EXERCISE DESCRIPTION
Word for word, quote all of the material, omitting the pictures.

DATA BLOCK
- - - - -
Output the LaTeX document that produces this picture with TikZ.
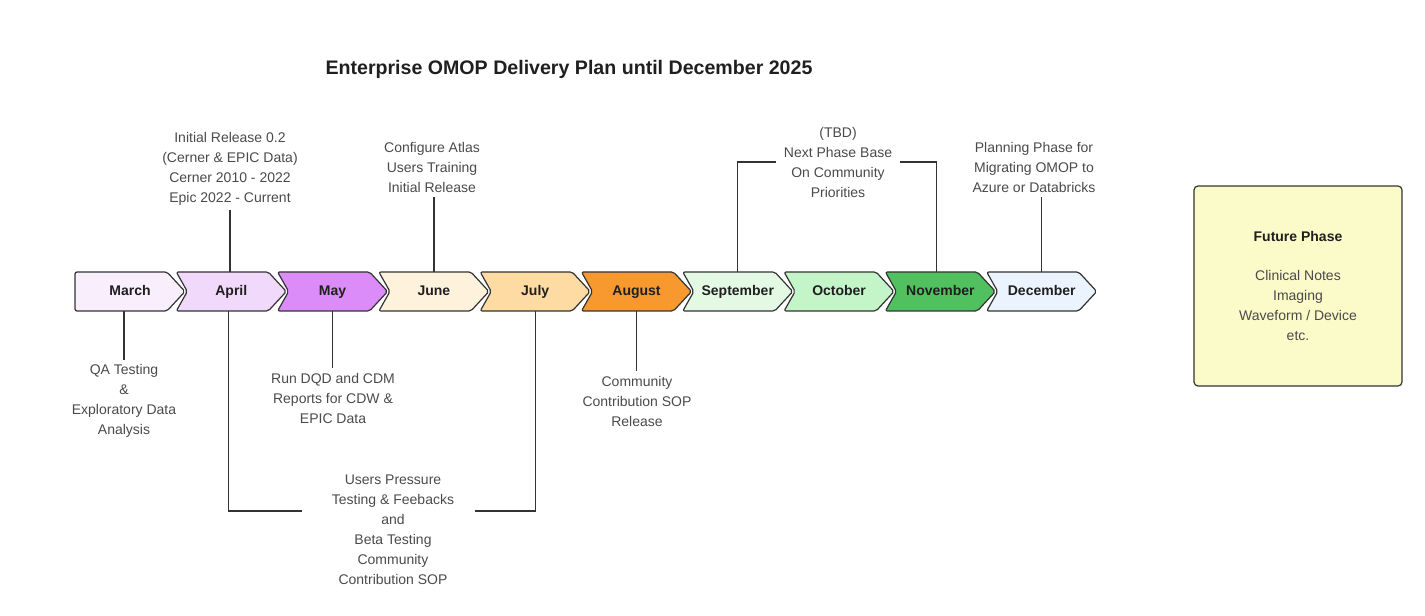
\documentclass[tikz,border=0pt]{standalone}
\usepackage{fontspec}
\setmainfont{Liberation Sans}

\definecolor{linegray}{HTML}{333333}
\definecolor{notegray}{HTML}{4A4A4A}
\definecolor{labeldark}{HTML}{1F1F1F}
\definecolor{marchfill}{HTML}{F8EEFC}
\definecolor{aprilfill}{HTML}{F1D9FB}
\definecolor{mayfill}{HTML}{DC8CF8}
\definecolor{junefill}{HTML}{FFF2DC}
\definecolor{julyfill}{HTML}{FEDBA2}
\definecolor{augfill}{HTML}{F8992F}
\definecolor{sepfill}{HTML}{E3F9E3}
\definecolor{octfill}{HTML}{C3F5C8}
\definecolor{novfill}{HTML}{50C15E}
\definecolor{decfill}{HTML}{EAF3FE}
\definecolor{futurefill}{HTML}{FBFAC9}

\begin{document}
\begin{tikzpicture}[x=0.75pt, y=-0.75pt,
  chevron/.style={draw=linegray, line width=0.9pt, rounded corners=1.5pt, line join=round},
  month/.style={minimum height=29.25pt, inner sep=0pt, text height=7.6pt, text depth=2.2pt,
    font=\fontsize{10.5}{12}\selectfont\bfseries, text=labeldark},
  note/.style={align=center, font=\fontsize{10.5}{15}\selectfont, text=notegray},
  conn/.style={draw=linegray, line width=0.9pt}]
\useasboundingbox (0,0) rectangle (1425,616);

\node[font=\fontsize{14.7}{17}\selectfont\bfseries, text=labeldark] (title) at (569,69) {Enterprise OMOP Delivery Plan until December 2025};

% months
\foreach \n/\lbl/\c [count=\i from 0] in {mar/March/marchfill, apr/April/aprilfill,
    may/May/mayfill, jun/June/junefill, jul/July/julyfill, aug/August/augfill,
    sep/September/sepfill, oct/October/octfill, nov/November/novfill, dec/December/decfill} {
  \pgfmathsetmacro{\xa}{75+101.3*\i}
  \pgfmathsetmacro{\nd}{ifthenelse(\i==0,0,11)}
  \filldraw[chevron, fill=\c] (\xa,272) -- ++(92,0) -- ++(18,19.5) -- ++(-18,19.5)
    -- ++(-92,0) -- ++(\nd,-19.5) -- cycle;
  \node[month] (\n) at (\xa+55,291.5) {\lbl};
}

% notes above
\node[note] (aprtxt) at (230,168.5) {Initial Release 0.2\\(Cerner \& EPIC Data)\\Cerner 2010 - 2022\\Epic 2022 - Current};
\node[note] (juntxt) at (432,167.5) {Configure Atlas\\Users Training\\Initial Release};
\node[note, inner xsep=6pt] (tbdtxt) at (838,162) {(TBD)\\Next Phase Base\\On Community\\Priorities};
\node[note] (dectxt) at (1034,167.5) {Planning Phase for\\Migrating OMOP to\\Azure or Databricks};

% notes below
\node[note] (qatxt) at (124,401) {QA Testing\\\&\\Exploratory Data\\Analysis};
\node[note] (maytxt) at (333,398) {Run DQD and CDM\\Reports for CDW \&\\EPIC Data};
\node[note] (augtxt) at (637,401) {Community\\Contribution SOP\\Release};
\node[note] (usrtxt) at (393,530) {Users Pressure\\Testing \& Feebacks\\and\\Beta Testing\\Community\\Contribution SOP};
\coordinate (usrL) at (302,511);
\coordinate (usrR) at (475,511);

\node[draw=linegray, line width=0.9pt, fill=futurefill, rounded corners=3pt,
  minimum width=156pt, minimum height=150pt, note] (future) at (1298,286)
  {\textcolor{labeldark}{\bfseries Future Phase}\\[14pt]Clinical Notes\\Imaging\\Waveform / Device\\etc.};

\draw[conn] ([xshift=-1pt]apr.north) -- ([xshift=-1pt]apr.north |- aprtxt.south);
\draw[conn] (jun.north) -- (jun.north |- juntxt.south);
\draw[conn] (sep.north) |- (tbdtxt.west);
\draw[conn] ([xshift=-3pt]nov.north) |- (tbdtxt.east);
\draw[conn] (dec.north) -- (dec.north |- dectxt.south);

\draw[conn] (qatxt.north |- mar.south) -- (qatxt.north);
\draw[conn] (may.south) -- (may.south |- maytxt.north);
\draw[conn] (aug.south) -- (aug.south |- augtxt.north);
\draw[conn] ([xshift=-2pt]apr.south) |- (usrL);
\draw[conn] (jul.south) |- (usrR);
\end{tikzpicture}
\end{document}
- - - - -
TASK OUTPUT
Output the LaTeX document that produces this picture with TikZ.
\documentclass[tikz,border=0pt]{standalone}
\usepackage{fontspec}
\setmainfont{Liberation Sans}

\definecolor{linegray}{HTML}{333333}
\definecolor{notegray}{HTML}{4A4A4A}
\definecolor{labeldark}{HTML}{1F1F1F}
\definecolor{marchfill}{HTML}{F8EEFC}
\definecolor{aprilfill}{HTML}{F1D9FB}
\definecolor{mayfill}{HTML}{DC8CF8}
\definecolor{junefill}{HTML}{FFF2DC}
\definecolor{julyfill}{HTML}{FEDBA2}
\definecolor{augfill}{HTML}{F8992F}
\definecolor{sepfill}{HTML}{E3F9E3}
\definecolor{octfill}{HTML}{C3F5C8}
\definecolor{novfill}{HTML}{50C15E}
\definecolor{decfill}{HTML}{EAF3FE}
\definecolor{futurefill}{HTML}{FBFAC9}

\begin{document}
\begin{tikzpicture}[x=0.75pt, y=-0.75pt,
  chevron/.style={draw=linegray, line width=0.9pt, rounded corners=1.5pt, line join=round},
  month/.style={minimum height=29.25pt, inner sep=0pt, text height=7.6pt, text depth=2.2pt,
    font=\fontsize{10.5}{12}\selectfont\bfseries, text=labeldark},
  note/.style={align=center, font=\fontsize{10.5}{15}\selectfont, text=notegray},
  conn/.style={draw=linegray, line width=0.9pt}]
\useasboundingbox (0,0) rectangle (1425,616);

\node[font=\fontsize{14.7}{17}\selectfont\bfseries, text=labeldark] (title) at (569,69) {Enterprise OMOP Delivery Plan until December 2025};

% months
\foreach \n/\lbl/\c [count=\i from 0] in {mar/March/marchfill, apr/April/aprilfill,
    may/May/mayfill, jun/June/junefill, jul/July/julyfill, aug/August/augfill,
    sep/September/sepfill, oct/October/octfill, nov/November/novfill, dec/December/decfill} {
  \pgfmathsetmacro{\xa}{75+101.3*\i}
  \pgfmathsetmacro{\nd}{ifthenelse(\i==0,0,11)}
  \filldraw[chevron, fill=\c] (\xa,272) -- ++(92,0) -- ++(18,19.5) -- ++(-18,19.5)
    -- ++(-92,0) -- ++(\nd,-19.5) -- cycle;
  \node[month] (\n) at (\xa+55,291.5) {\lbl};
}

% notes above
\node[note] (aprtxt) at (230,168.5) {Initial Release 0.2\\(Cerner \& EPIC Data)\\Cerner 2010 - 2022\\Epic 2022 - Current};
\node[note] (juntxt) at (432,167.5) {Configure Atlas\\Users Training\\Initial Release};
\node[note, inner xsep=6pt] (tbdtxt) at (838,162) {(TBD)\\Next Phase Base\\On Community\\Priorities};
\node[note] (dectxt) at (1034,167.5) {Planning Phase for\\Migrating OMOP to\\Azure or Databricks};

% notes below
\node[note] (qatxt) at (124,401) {QA Testing\\\&\\Exploratory Data\\Analysis};
\node[note] (maytxt) at (333,398) {Run DQD and CDM\\Reports for CDW \&\\EPIC Data};
\node[note] (augtxt) at (637,401) {Community\\Contribution SOP\\Release};
\node[note] (usrtxt) at (393,530) {Users Pressure\\Testing \& Feebacks\\and\\Beta Testing\\Community\\Contribution SOP};
\coordinate (usrL) at (302,511);
\coordinate (usrR) at (475,511);

\node[draw=linegray, line width=0.9pt, fill=futurefill, rounded corners=3pt,
  minimum width=156pt, minimum height=150pt, note] (future) at (1298,286)
  {\textcolor{labeldark}{\bfseries Future Phase}\\[14pt]Clinical Notes\\Imaging\\Waveform / Device\\etc.};

\draw[conn] ([xshift=-1pt]apr.north) -- ([xshift=-1pt]apr.north |- aprtxt.south);
\draw[conn] (jun.north) -- (jun.north |- juntxt.south);
\draw[conn] (sep.north) |- (tbdtxt.west);
\draw[conn] ([xshift=-3pt]nov.north) |- (tbdtxt.east);
\draw[conn] (dec.north) -- (dec.north |- dectxt.south);

\draw[conn] (qatxt.north |- mar.south) -- (qatxt.north);
\draw[conn] (may.south) -- (may.south |- maytxt.north);
\draw[conn] (aug.south) -- (aug.south |- augtxt.north);
\draw[conn] ([xshift=-2pt]apr.south) |- (usrL);
\draw[conn] (jul.south) |- (usrR);
\end{tikzpicture}
\end{document}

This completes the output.